Many are confused why housing has not surged with these sort of interest rates. We now have record affordability (you can buy much more house at 4.6% versus 6.6% mortgages) - so where are the sales? I think the answer is clear - so few Americans that are not already home owners, have enough savings to actually be able to generate even a 3.5% down payment. Only when the government stepped in and created a 'tax credit' - that was morphed by many states into a de facto 'down payment replacement' were we able to create the marginal buyer. That's because when we create bubbles as we did in 2004-2007, we already brought forward all the organic buyers that should have been appearing in 2009-2010. Therefore, with a dearth of demand we needed (per government belief) to create new buyers and the only way to bring the 2011-2013 vintage of buyer forward a few years was to hand them taxpayer money in an almost no risk proposition (to them).

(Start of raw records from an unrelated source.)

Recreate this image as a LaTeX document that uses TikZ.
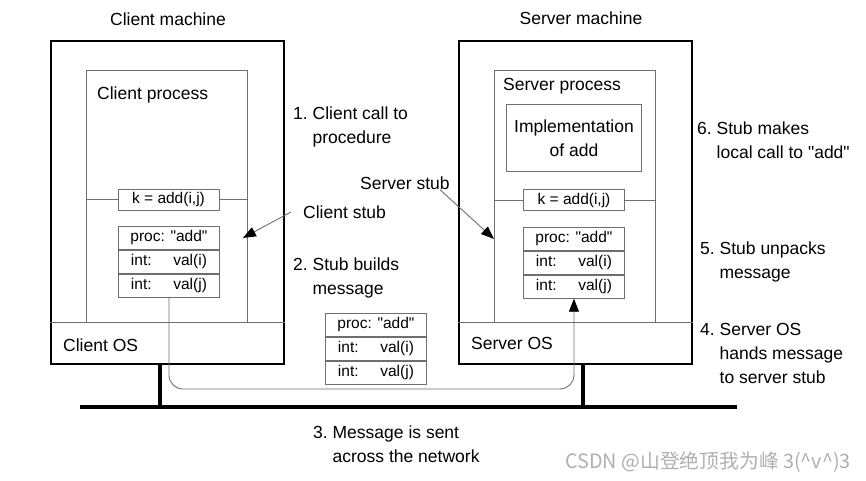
\documentclass[tikz,border=0pt]{standalone}
\usepackage{fontspec}
\setmainfont{Liberation Sans}[Ligatures=TeXOff]
\newfontfamily\cjkfont{Noto Sans CJK SC}
\usetikzlibrary{arrows.meta,positioning}
\definecolor{procgray}{RGB}{110,110,110}
\definecolor{markgray}{RGB}{175,175,175}
\newcommand\labelfont{\fontsize{17.5}{24}\selectfont}
\newcommand\cellfont{\fontsize{15.5}{18}\selectfont}

\begin{document}
\begin{tikzpicture}[x=1pt,y=1pt,yscale=-1,xscale=1,
  machine/.style={draw, line width=2pt, minimum width=233, minimum height=323, anchor=north west, inner sep=0},
  process/.style={draw=procgray, line width=0.9pt, minimum width=161, minimum height=252, anchor=north west, inner sep=0},
  cell/.style={draw=procgray, line width=0.9pt, minimum width=101, minimum height=23, inner sep=0, font=\cellfont},
  txt/.style={anchor=west, align=left, inner sep=0, font=\labelfont},
  thin/.style={draw=procgray, line width=0.9pt},
  pointer/.style={draw=procgray, line width=0.9pt, -{Triangle[length=13pt,width=10pt,color=black]}},
  wire/.style={line width=3.5pt}]
\useasboundingbox (0,0) rectangle (866,481);

%Machines
\node[machine] (cm) at (50,40) {};
\node[machine] (sm) at (458,40) {};
\node[font=\labelfont] (cmt) at (168,19) {Client machine};
\node[font=\labelfont] (smt) at (581,18) {Server machine};

%Processes
\node[process] (cp) at (86,70) {};
\node[process] (sp) at (494,70) {};
\node[txt] (cpt) at (97,95) {Client process};
\node[txt] (spt) at (503,86) {Server process};

%OS separators
\draw[thin] (cm.west |- cp.south) -- (cm.east |- cp.south);
\draw[thin] (sm.west |- sp.south) -- (sm.east |- sp.south);
\node[txt] (cos) at (63,345) {Client OS};
\node[txt] (sos) at (471,343) {Server OS};

%Implementation
\node[draw=procgray, line width=0.9pt, minimum width=135, minimum height=67, anchor=north west, align=center, font=\labelfont] (impl) at (506,104) {Implementation\\of add};

%Stub calls
\node[cell, minimum height=21] (ck) at (168.5,199.5) {k = add(i,j)};
\node[cell, minimum height=21] (sk) at (574,200) {k = add(i,j)};
\draw[thin] (cp.west |- ck) -- (ck.west);
\draw[thin] (ck.east) -- (cp.east |- ck);
\draw[thin] (sp.west |- sk) -- (sk.west);
\draw[thin] (sk.east) -- (sp.east |- sk);

%Messages
\node[cell, anchor=north west] (cv1) at (118,226) {proc: "add"};
\node[cell, below=0pt of cv1] (cv2) {\makebox[76pt]{int:\hfill val(i)}};
\node[cell, below=0pt of cv2] (cv3) {\makebox[76pt]{int:\hfill val(j)}};
\node[cell, anchor=north west] (mv1) at (325,313) {proc: "add"};
\node[cell, below=0pt of mv1] (mv2) {\makebox[76pt]{int:\hfill val(i)}};
\node[cell, below=0pt of mv2] (mv3) {\makebox[76pt]{int:\hfill val(j)}};
\node[cell, anchor=north west] (sv1) at (523,227) {proc: "add"};
\node[cell, below=0pt of sv1] (sv2) {\makebox[76pt]{int:\hfill val(i)}};
\node[cell, below=0pt of sv2] (sv3) {\makebox[76pt]{int:\hfill val(j)}};

%Network
\coordinate (netL) at (80,407);
\coordinate (netR) at (737,407);
\coordinate (ctap) at (160,407);
\coordinate (stap) at (583,407);
\draw[wire] (netL) -- (netR);
\draw[wire] (ctap |- cm.south) -- (ctap);
\draw[wire] (stap |- sm.south) -- (stap);

%Message path
\coordinate (msgturn) at (370,389);
\draw[pointer, rounded corners=14] (cv3.south) |- (msgturn) -| (sv3.south);

% Text Node
\node[txt] (l1) at (293,126.5) {1.~Client call to\\\phantom{1.~}procedure};
\node[txt] (cstub) at (303,212) {Client stub};
\node[txt] (sstub) at (360,183) {Server stub};
\node[txt] (l2) at (293,277.5) {2.~Stub builds\\\phantom{2.~}message};
\node[txt] (l3) at (313,444.5) {3.~Message is sent\\\phantom{3.~}across the network};
\node[txt] (l4) at (700,353) {4.~Server OS\\\phantom{4.~}hands message\\\phantom{4.~}to server stub};
\node[txt] (l5) at (700,261.5) {5.~Stub unpacks\\\phantom{5.~}message};
\node[txt] (l6) at (697,140) {6.~Stub makes\\\phantom{6.~}local call to "add"};

%Stub pointers
\draw[pointer] ([xshift=-12pt]cstub.west) -- ([xshift=-5pt]cp.east |- cv1);
\draw[pointer] ([xshift=-10pt]sstub.south east) -- (sp.west |- sv1);

% Watermark
\node[anchor=west, inner sep=0, text=markgray, font=\cjkfont\fontsize{19.8}{21}\selectfont] (mark) at (565,462) {CSDN @山登绝顶我为峰 3(\textasciicircum{}v\textasciicircum{})3};

\end{tikzpicture}
\end{document}
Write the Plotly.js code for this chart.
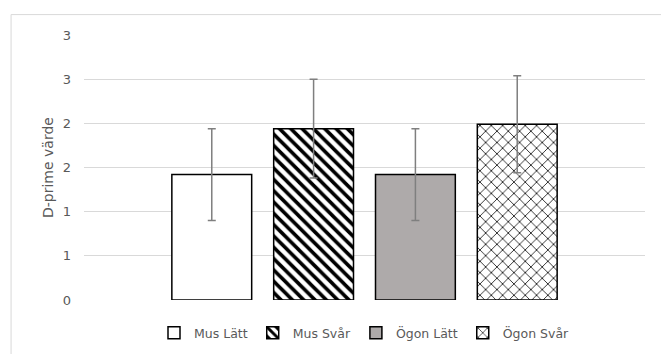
<!DOCTYPE html>
<html>
<head>
<meta charset="utf-8">
<script src="https://cdn.plot.ly/plotly-3.0.1.min.js"></script>
<style>html,body{margin:0;padding:0;background:#fff;}#chart{width:661px;height:354px;}</style>
</head>
<body>
<div id="chart"></div>
<script>
// Data
const seriesNames = ["Mus Lätt", "Mus Svår", "Ögon Lätt", "Ögon Svår"];
const category = [""];
const meanValues = [1.42, 1.94, 1.42, 1.99];
const errorValues = [0.52, 0.56, 0.52, 0.55];
const yTickValues = [0, 0.5, 1, 1.5, 2, 2.5, 3];
const yTickLabels = ["0", "1", "1", "2", "2", "3", "3"];
const yTitle = "D-prime värde";

// Styles
const fills = [
  {color: "#ffffff", pattern: {shape: ""}},
  {color: "#ffffff", pattern: {shape: "\\", fgcolor: "#000000", bgcolor: "#ffffff", size: 8, solidity: 0.45}},
  {color: "#aeaaaa", pattern: {shape: ""}},
  {color: "#ffffff", pattern: {shape: "x", fgcolor: "#2a2a2a", bgcolor: "#ffffff", size: 8, solidity: 0.22}}
];

const FONT = "DejaVu Sans, Liberation Sans, sans-serif";
const TXT = "#595959";

const traces = seriesNames.map((name, i) => ({
  type: "bar",
  name: name,
  x: category,
  y: [meanValues[i]],
  error_y: {type: "data", array: [errorValues[i]], visible: true, color: "#7f7f7f", thickness: 1.5, width: 4},
  marker: {color: fills[i].color, pattern: fills[i].pattern, line: {color: "#000000", width: 1.5}},
  hoverinfo: "skip"
}));

const layout = {
  width: 661, height: 354,
  margin: {l: 84, r: 16, t: 35, b: 54, autoexpand: false},
  paper_bgcolor: "#ffffff", plot_bgcolor: "#ffffff",
  barmode: "group",
  bargap: 0.274,
  bargroupgap: 0.216,
  showlegend: true,
  font: {family: FONT, size: 12.5, color: TXT},
  xaxis: {showticklabels: false, showgrid: false, zeroline: false, showline: false, ticks: "", fixedrange: true},
  yaxis: {
    range: [0, 3], tickmode: "array", tickvals: yTickValues, ticktext: yTickLabels,
    showgrid: true, gridcolor: "#d9d9d9", gridwidth: 1, zeroline: false, showline: false,
    ticks: "", ticklabelstandoff: 12,
    tickfont: {family: FONT, size: 13, color: TXT},
    title: {text: yTitle, font: {family: FONT, size: 14, color: TXT}, standoff: 5}
  },
  legend: {
    orientation: "h", x: 0.5, xanchor: "center", y: -0.125, yanchor: "middle",
    font: {family: FONT, size: 12.5, color: TXT},
    itemwidth: 30, traceorder: "normal"
  },
  shapes: [
    {type: "line", xref: "paper", yref: "paper", x0: -0.130, x1: 1.03, y0: 1.077, y1: 1.077, line: {color: "#d9d9d9", width: 1}},
    {type: "line", xref: "paper", yref: "paper", x0: -0.130, x1: -0.130, y0: 1.077, y1: -0.21, line: {color: "#d9d9d9", width: 1}}
  ]
};

Plotly.newPlot("chart", traces, layout, {displayModeBar: false, staticPlot: true});
</script>
</body>
</html>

This is the same game that GM, Ford, and Chrylser did for a decade. How did that turn out again?
Long time readers will know the litany of issues; I've written about it in exhaustive manner.. The tax 'credit' (it was supposed to be credited on a tax return) was turned into a de facto down payment replacement by many states, and hence many who have no skin in the game now are new home owners on the backs of the taxpayers. (everyone on Wall Street applauded because it made home sales figures jump!) In due time I expect many of these people to default in 2012-2014. They have been handed a risk free poker piece in fact... they used the taxpayers money in lieu of down payment and get to live in a home and 'try it out'. If there is some big boom in prices they win. If home prices fall, they walk in 'strategic default' ... and get to live 'rent free' in said home (because truly they are renters, the term home ownership for what has been pulled off the past year is a joke) for 18-30 months before the banks get around to kicking them out. Of course by then the Congress and administration will try more desperate measures to keep people in homes so they most likely will be handed more tax money because 'the banks tricked them' into a mortgage.* This is the new America. Instead of stopping the bleeding and returning to some form of health in a few years from now, after the 2004-2007 vintage of home buyer went through the process, we have kicked the can down the road and created a new generation who we'll be paying for in the next cycle. Rinse. Wash. Repeat.
*of course all this taxpayer money given away to those duped by the banks into buying homes they could not afford is failing at a rate of 50%. [Mar 26, 2010: Half of US Home Modifications Default - Again] [Dec 8, 2008: More than Half of Homeowners with Modified Loans are Back in Trouble] And the latest data as of last week shows that half the people in HAMP have dropped out - most cannot prove their income. There is a reason it's called a liar loan - but I hope you enjoyed the taxpayer's money in the meantime.
As I wrote in piece after piece after piece in latter 2008 through this year... just try to imagine how bad the housing market would be with normal rates (say 6-6.5%), normal lender requirements for down payment (say 5%), and no bribery from government to buy homes. It is truly astonishing what numbers we see now considering the population growth.
I believe this is where I say 2nd derivative non improvement.